(Data listing)

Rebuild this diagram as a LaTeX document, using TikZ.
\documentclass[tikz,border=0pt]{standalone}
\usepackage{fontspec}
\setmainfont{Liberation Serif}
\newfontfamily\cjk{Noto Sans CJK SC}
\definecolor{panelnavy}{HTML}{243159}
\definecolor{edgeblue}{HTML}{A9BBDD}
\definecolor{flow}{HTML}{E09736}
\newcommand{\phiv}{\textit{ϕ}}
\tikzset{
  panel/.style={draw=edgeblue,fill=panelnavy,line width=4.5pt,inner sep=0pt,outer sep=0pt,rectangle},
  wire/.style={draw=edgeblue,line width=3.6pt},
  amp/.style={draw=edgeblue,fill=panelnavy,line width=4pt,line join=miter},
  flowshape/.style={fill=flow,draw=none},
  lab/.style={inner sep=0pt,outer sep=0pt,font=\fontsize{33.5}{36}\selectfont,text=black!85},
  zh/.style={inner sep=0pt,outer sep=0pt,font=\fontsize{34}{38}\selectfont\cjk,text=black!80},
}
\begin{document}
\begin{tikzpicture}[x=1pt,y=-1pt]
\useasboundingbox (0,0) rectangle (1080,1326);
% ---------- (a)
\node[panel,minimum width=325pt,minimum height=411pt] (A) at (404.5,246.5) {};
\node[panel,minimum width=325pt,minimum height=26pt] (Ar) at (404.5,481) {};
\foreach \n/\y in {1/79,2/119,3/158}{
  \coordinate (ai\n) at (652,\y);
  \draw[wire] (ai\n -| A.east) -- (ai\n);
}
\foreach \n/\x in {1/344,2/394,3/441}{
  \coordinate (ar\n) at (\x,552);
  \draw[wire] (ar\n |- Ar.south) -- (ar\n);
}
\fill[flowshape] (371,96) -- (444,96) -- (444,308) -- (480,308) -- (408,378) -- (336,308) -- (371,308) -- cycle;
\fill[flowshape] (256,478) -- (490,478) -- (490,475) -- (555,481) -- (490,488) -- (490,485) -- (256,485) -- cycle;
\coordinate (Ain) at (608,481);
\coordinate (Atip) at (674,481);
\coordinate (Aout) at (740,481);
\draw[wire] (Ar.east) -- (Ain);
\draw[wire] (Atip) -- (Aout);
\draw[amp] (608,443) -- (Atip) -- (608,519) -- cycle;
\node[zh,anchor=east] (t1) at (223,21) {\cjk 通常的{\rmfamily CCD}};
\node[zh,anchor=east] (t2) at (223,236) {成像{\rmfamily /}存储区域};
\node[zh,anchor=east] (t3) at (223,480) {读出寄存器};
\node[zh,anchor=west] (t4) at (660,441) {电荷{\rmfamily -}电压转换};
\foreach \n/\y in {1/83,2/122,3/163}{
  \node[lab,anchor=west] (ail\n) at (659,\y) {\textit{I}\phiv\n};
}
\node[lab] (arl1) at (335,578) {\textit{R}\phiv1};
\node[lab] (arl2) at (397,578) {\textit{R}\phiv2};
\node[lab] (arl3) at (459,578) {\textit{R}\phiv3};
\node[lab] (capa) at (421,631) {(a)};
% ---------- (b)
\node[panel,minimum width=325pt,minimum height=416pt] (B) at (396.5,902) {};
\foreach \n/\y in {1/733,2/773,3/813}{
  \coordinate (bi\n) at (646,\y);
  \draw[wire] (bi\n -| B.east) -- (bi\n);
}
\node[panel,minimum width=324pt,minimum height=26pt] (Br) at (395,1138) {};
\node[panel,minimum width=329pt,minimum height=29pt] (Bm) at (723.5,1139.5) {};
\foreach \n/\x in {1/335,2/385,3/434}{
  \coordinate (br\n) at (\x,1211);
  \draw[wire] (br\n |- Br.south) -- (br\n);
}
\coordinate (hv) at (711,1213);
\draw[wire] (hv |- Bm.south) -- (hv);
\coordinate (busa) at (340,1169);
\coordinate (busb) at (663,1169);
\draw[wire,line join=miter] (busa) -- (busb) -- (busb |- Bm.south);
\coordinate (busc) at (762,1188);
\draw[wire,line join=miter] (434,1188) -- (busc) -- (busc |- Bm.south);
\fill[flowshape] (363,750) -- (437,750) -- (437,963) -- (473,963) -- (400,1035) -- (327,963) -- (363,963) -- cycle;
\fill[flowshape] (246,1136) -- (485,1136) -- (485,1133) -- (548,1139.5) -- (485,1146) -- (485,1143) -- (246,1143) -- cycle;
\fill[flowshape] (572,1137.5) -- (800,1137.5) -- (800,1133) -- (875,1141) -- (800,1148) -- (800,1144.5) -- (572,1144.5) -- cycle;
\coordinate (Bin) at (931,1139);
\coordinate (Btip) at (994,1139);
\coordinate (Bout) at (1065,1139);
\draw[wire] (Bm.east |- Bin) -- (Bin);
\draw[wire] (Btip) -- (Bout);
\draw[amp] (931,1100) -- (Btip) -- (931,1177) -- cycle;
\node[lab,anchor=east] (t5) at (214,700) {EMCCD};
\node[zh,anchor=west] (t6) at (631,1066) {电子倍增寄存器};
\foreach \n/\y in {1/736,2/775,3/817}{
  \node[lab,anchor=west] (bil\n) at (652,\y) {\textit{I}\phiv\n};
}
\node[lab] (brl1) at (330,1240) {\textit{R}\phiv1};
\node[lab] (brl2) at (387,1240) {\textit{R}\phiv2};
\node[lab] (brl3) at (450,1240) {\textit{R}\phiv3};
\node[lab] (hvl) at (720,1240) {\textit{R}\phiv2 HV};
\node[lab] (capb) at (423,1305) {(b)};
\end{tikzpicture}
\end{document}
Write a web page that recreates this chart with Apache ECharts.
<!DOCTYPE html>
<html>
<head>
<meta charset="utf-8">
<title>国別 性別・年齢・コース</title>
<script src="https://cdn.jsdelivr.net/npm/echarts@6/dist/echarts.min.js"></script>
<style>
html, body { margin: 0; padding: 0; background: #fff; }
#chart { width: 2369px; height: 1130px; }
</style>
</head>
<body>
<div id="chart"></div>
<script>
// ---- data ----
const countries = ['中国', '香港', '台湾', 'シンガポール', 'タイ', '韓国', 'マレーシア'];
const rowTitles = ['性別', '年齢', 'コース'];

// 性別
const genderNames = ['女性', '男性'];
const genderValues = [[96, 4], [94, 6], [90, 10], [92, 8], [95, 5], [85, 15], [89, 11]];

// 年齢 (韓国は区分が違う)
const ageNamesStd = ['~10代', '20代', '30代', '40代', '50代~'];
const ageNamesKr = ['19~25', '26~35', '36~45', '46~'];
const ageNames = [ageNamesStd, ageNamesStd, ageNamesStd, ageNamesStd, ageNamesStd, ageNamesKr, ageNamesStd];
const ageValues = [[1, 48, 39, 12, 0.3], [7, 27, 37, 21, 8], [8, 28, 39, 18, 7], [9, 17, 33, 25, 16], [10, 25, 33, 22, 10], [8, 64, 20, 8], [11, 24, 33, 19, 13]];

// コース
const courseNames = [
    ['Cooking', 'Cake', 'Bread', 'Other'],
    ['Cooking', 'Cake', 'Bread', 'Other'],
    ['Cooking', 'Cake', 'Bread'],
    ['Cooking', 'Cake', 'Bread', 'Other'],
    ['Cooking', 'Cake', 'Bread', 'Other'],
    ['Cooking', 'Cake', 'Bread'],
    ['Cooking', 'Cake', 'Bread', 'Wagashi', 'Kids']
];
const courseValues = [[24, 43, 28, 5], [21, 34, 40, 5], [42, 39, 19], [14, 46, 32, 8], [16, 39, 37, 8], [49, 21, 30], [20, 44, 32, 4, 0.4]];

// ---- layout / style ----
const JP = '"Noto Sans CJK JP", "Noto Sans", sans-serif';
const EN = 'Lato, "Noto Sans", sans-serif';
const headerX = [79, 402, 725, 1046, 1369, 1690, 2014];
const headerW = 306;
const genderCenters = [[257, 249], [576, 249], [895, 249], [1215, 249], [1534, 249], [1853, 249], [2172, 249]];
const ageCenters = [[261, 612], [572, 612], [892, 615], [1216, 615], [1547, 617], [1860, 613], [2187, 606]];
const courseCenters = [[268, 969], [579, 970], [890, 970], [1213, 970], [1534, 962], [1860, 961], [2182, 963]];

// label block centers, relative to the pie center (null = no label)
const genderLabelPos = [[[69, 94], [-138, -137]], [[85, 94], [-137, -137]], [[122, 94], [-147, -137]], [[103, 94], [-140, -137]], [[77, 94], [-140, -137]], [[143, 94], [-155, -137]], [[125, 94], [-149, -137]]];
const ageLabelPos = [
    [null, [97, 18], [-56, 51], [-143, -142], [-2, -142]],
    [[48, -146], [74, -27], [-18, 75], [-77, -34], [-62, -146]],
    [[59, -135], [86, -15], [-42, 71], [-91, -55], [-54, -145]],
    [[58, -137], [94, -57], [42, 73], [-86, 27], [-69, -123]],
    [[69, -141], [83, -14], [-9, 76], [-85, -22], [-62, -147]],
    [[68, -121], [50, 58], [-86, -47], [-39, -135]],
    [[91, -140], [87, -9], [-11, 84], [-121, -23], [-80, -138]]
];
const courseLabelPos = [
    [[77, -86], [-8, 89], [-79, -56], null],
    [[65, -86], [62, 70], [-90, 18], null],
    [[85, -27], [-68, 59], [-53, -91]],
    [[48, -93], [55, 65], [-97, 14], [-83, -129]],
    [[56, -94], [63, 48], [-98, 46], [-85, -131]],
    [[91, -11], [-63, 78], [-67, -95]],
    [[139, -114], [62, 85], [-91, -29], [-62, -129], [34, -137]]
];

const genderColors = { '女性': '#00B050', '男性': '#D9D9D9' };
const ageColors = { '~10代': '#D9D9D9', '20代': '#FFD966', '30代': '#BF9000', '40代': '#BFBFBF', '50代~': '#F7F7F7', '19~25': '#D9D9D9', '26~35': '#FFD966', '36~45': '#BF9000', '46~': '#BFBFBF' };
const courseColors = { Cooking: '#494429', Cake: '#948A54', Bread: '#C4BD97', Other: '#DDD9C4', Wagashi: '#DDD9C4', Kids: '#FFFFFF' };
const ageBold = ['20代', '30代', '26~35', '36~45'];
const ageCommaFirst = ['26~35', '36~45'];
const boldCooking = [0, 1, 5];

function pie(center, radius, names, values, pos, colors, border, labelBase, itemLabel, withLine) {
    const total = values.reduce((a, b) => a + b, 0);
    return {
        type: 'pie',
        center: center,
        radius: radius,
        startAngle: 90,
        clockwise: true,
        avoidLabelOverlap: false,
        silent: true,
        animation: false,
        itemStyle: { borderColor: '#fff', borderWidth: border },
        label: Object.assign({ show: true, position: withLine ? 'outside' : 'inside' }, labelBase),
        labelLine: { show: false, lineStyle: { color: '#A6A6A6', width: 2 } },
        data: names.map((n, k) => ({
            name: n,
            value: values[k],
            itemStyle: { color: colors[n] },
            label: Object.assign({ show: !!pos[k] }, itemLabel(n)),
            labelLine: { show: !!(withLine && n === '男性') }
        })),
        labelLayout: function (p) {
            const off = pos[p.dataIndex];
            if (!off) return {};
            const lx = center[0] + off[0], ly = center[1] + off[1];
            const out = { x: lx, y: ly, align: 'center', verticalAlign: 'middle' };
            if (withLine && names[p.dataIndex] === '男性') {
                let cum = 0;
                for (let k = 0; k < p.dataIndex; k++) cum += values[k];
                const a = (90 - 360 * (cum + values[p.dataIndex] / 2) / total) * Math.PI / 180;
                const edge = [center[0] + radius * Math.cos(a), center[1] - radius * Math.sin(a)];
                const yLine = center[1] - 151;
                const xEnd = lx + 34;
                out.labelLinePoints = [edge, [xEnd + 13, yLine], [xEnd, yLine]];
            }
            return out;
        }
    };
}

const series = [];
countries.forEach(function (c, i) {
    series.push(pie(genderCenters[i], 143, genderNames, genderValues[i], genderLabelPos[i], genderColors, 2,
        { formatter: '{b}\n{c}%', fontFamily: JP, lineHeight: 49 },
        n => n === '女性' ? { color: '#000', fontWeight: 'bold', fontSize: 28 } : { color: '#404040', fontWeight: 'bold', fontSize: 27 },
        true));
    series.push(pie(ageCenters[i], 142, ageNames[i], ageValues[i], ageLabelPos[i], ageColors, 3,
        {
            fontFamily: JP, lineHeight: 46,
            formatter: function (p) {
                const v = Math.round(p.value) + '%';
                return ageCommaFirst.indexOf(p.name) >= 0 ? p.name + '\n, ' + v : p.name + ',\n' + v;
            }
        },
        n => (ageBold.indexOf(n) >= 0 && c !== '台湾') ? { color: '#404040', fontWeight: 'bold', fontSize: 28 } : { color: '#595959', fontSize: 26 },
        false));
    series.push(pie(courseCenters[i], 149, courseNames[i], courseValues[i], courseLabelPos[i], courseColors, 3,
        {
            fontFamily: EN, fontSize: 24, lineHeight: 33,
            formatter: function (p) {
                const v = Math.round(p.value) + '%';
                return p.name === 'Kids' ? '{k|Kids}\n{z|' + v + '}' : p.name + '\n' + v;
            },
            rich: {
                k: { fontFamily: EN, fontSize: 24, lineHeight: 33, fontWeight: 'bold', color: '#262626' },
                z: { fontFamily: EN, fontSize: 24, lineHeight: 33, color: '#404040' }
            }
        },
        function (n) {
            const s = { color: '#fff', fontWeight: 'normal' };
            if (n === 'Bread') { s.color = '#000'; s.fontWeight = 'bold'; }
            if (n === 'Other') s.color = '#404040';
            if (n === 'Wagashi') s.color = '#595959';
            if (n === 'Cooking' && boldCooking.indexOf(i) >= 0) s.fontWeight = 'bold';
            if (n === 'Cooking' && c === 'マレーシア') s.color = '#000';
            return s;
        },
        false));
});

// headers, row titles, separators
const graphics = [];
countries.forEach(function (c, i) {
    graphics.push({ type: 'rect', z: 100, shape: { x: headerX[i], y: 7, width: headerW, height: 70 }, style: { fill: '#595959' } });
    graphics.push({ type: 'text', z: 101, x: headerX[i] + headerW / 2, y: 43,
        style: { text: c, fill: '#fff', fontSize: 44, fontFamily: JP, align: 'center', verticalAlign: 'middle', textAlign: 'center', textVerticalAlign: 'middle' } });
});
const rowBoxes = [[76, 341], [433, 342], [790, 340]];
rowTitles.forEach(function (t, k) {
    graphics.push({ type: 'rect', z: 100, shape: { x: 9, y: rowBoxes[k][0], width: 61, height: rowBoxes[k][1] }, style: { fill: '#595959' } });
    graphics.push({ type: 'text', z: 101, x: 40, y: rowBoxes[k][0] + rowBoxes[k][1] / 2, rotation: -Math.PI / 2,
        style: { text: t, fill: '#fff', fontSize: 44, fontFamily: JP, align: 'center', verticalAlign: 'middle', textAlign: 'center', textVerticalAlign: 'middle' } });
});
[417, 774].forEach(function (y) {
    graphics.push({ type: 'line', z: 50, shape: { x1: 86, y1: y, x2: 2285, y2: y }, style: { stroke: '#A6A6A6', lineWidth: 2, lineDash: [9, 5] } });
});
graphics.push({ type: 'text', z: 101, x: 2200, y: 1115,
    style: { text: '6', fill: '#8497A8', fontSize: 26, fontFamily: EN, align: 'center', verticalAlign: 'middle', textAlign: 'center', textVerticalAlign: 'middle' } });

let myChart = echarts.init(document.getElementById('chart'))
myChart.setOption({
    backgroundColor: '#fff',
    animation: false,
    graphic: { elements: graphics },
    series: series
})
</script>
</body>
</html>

▶ **Given task**
Select every line of the material above holding the word "this" and copy it.

▶ **Exercise result**
Rebuild this diagram as a LaTeX document, using TikZ.
Write a web page that recreates this chart with Apache ECharts.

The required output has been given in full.